Short exercise = In the records below, find the line containing "Rebuild this chart" and the line containing "YAxis, Label, LabelList". Give again exactly those lines and every line between them, omitting the pictures.

Working data =
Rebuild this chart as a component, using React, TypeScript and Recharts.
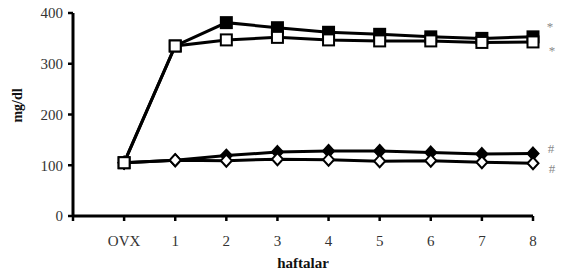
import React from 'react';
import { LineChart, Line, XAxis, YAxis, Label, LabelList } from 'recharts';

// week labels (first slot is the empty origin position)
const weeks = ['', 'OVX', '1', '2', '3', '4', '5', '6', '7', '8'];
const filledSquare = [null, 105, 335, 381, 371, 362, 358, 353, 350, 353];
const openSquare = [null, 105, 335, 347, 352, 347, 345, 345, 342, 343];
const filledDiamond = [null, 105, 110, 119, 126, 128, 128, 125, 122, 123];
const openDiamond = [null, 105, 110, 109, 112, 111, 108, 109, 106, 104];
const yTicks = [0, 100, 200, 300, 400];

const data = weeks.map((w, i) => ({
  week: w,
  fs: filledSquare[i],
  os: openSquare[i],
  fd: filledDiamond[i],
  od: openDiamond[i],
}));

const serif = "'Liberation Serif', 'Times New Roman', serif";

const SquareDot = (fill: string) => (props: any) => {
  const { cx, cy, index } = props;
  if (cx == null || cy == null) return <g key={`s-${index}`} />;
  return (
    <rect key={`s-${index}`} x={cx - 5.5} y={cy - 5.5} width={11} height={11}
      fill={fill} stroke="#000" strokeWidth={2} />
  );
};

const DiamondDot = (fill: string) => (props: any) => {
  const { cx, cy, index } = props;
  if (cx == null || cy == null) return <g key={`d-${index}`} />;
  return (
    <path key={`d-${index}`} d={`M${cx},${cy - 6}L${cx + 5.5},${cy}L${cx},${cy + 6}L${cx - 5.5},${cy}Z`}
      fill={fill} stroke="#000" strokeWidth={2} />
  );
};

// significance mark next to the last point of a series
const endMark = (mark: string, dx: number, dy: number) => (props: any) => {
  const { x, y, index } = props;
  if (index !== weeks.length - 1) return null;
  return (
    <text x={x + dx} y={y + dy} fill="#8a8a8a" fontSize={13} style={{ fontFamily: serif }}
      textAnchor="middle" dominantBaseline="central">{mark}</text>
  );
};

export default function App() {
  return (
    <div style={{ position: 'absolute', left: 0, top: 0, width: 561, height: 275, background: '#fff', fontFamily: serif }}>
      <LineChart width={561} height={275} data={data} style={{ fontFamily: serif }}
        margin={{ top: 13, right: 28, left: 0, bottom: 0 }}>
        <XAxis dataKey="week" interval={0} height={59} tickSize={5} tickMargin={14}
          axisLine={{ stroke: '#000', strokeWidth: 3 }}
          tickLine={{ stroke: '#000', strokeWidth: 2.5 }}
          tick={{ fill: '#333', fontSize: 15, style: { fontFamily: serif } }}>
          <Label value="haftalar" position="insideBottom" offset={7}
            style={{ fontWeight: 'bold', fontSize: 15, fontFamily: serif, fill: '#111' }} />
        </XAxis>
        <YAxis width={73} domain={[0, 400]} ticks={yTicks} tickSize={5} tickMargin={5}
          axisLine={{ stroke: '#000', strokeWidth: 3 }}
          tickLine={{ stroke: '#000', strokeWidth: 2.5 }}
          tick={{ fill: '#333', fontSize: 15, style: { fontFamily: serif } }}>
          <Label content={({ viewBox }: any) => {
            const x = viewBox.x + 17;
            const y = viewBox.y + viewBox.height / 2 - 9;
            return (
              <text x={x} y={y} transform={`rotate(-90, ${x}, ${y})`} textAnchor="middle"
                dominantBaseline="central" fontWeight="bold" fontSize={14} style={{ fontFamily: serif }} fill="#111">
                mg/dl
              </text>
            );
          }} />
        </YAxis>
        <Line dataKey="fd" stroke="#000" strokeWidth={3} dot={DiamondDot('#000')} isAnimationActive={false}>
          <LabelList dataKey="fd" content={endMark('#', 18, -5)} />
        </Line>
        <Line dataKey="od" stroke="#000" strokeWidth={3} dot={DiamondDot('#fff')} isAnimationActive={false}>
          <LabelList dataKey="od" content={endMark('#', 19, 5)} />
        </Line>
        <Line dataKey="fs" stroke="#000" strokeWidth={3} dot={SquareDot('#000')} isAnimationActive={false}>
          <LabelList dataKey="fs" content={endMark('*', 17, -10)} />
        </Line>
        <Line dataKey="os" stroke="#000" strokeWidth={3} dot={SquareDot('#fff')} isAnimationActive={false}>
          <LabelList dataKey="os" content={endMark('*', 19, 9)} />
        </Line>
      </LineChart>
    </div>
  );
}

--

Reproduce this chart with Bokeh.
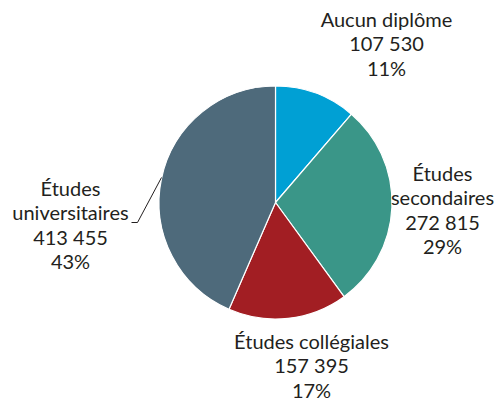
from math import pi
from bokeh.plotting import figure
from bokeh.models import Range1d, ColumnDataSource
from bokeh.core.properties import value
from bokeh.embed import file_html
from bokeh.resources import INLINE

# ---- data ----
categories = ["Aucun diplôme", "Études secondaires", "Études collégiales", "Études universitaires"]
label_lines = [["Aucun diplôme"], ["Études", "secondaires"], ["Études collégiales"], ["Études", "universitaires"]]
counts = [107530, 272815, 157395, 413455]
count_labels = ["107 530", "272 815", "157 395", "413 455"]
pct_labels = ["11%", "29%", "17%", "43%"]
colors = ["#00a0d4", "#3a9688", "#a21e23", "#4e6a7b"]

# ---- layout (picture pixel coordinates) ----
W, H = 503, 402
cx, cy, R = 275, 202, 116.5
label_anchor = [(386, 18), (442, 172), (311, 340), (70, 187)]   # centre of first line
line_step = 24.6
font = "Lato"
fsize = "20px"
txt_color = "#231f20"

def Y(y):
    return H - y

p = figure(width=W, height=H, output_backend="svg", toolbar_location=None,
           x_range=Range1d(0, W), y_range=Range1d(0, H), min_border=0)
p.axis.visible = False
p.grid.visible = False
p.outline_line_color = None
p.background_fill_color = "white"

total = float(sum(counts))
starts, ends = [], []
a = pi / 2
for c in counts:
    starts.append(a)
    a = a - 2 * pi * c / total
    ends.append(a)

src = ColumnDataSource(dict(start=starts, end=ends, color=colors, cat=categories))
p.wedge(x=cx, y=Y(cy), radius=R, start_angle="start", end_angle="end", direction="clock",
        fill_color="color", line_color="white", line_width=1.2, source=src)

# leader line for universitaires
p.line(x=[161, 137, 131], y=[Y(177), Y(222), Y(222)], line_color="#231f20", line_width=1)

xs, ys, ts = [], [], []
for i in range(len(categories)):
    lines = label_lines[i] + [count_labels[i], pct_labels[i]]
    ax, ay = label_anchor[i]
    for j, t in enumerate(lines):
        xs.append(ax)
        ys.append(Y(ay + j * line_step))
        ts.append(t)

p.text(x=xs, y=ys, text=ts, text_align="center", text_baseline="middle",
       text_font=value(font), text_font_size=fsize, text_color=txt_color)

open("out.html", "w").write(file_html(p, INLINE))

Complete response =
Rebuild this chart as a component, using React, TypeScript and Recharts.
import React from 'react';
import { LineChart, Line, XAxis, YAxis, Label, LabelList } from 'recharts';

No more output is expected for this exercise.